• **STATED GOAL**
Find every line in the records below that holds the word "Output" and copy it.

----- MATERIALS PROVIDED -----

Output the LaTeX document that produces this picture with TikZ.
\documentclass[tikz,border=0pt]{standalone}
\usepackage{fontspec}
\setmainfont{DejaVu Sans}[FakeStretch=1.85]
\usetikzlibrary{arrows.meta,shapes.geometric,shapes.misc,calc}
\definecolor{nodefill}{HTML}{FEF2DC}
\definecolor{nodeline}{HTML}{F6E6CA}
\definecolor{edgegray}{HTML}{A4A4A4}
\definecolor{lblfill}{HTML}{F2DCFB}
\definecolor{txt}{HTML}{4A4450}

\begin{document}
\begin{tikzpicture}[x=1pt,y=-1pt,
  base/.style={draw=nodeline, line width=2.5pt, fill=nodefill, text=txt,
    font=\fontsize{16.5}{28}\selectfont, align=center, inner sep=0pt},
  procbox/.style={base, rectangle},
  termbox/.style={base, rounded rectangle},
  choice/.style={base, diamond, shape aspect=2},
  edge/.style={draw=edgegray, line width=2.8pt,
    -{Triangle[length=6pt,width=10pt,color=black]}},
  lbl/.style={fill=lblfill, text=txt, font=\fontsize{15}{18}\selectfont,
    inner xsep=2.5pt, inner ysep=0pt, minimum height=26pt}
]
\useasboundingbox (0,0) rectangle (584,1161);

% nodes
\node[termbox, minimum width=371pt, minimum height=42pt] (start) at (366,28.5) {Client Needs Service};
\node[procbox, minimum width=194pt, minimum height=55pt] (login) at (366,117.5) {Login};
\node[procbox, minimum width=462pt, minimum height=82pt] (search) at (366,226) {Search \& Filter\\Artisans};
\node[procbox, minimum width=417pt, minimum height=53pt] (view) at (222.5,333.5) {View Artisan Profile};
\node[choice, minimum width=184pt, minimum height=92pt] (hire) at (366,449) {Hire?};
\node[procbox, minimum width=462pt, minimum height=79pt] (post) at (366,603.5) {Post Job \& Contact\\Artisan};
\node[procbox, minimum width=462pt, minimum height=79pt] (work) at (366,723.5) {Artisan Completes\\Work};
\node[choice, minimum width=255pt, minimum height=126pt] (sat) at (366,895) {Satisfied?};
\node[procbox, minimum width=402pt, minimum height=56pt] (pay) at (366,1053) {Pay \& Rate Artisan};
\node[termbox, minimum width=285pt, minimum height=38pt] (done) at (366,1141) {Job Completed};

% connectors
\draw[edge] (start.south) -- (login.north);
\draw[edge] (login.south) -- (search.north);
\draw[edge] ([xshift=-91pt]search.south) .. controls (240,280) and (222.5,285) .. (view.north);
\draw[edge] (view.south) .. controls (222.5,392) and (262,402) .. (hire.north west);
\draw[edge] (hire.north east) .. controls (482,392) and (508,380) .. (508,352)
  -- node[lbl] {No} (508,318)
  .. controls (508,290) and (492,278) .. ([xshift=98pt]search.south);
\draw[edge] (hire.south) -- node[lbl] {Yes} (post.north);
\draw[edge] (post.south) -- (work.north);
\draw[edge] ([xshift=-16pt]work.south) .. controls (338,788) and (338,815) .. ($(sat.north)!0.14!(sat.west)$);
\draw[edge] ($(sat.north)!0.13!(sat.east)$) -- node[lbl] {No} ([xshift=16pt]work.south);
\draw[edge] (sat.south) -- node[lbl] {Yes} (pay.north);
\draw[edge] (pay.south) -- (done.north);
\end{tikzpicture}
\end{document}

-----
----- MATERIALS PROVIDED -----

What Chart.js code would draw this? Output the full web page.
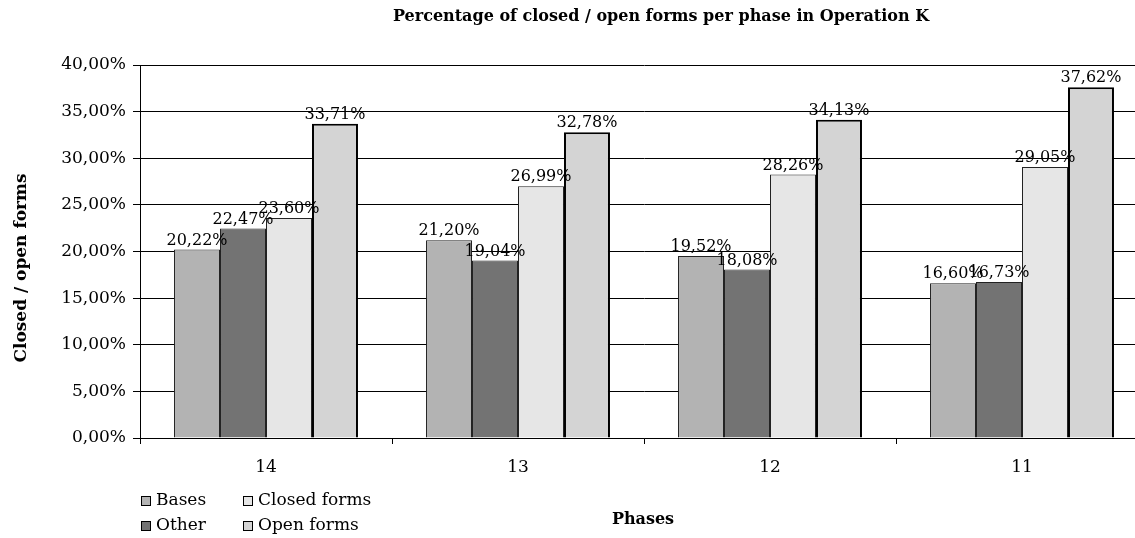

-----

• **EXPECTED ANSWER**
Output the LaTeX document that produces this picture with TikZ.
What Chart.js code would draw this? Output the full web page.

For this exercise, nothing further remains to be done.